In advance of the 2017 B.C. election, we'll be profiling all 87 electoral districts in the province. Here is Nanaimo-North Cowichan, one of 15 ridings on Vancouver Island — and one that features two long-time MLAs going head to head.
1. So, you're Alana Delong. It's 2015 and after 14 years as an MLA in Alberta, you and your husband decide to retire to idyllic Thetis Island, a small community of 350 people off the coast of Chemainus on Vancouver Island. How do you spend the spare time?
In Delong's case, by getting restless.
"I just, I guess, failed at being retired and started looking around. It wasn't that I was looking for things to do, but I was looking to accomplish things," the four-term Progressive Conservative MLA for Calgary-Bow said.
It wasn't long after trying to accomplish things as a citizen, rather than a politician, that conversations with the B.C. Liberals began.
"I had not been thinking about going back.
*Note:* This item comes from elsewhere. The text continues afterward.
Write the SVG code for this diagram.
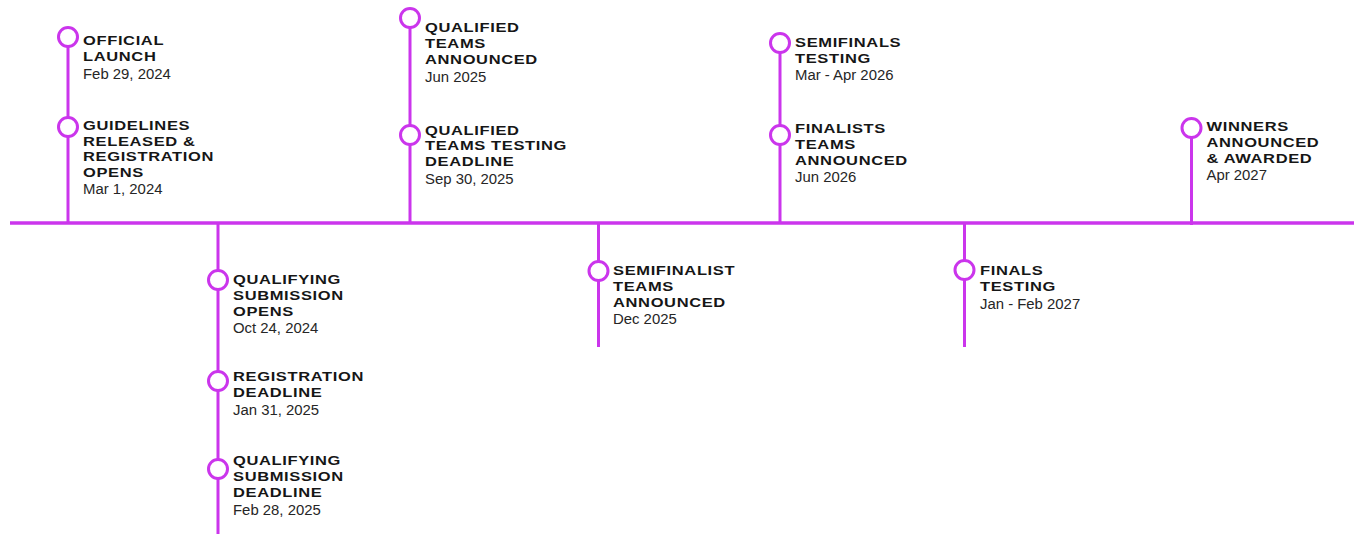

I really hadn't, and then somebody suggested it to me, and my immediate reaction was yes," she said.
Just 16 months after ending her Alberta provincial career, she was acclaimed as the party's candidate. So much for retirement.
"I really did miss working, I really did. I loved being an MLA, the actual work of it, going to meetings, meeting with people, getting things done," said Delong, who took advantage of the early nomination by actively campaigning.
"It's been fantastic door knocking. Tremendous support, and it has given me a way of really getting to know the centre of the community and really getting to understand what the people really want here."
2. MLAs serving in multiple provinces are rare but not without precedent.
Gulzar Cheema was previously a Manitoba MLA before moving to B.C. and becoming an MLA in Surrey for the B.C. Liberals. And people as wide ranging as John A. Macdonald, Tommy Douglas, and Stockwell Day have all been elected as MPs in this province after achieving political fame somewhere else first.
And for her part, Delong notes she's no interloper — she was born in Nelson, raised in Victoria and graduated from UBC before moving to Calgary.
3. Despite her undefeated streak in Alberta, Delong will be considered by most to be the underdog in North Cowichan-Nanaimo.
The riding spans from the north end of Duncan to the south end of Nanaimo — an area that has always supported the NDP provincially, outside the 2001 election where the NDP was reduced to two seats and part of the Cowichan-Malahat riding that went to the Social Credit Party in 1986.
The NDP MLA, Doug Routley, has won all three of his elections by 2,500 to 4,500 votes: a comfortable, if not overwhelming margin.
But Delong sees reasons for optimism.
"An awful lot of people who have moved here, they moved there because of the climate, the lifestyle, and they worked hard to create a life for themselves, a lot of people have created their own small business. It's a real can-do attitude. It's a really positive attitude," said Delong.
"So this myth about it being an NDP area, it's just not."
4. As with every riding on Vancouver Island, the Green Party is an X factor.
This was one of the worst ridings on the island for them last election, but they still received 13.7 per cent of the vote, finishing in second place on Gabriola and Thetis islands.
Their candidate this time is Lia Versaevel, a small business owner in Chemainus who has worked in family mediation.
The party does well in the exurban areas between Nanaimo and Ladysmith, and Ladysmith from Duncan but not in the municipalities themselves.
5. Where does the NDP do well?
This is one of those areas of Vancouver Island where the NDP gets between 40 to 60 per cent in many places, rather than having huge blowout wins — but Gabriola Island, Kuper Island and the parts of Nanaimo south of Fourth Street (which were transferred to this riding in the last redistribution) are particularly favourable to them.
6. What about the Liberals?
It does best outside the major population centres and islands, in the exurban areas between Nanaimo and Ladysmith, and Ladysmith from Duncan.
7. Add it up, and while it's an area that historically favours the NDP, it can't be taken for granted.
Routley is an incumbent. The NDP only loses here in elections that go very badly for them, and none of south Nanaimo, north Duncan or Ladysmith are particularly friendly to centre-right parties.
And yet, this has never been a blowout riding for the party, and the demographics — a little bit older, a little bit less ethnically diverse, plenty of middle-class incomes and a mix of small and mid-sized communities — are ones that today tend to favour right-wing parties in most of Canada.
That hasn't applied to Vancouver Island recently — but that doesn't mean it never will.
"Although mid-island there's this progressive reputation, associated with that is a strong populist culture," said long-time political scientist Norman Ruff, pointing out that federally, the Reform Party and Canadian Alliance dominated the region for over a decade.
"Vancouver Island looks like an NDP stronghold, but it's not something that you can take for granted."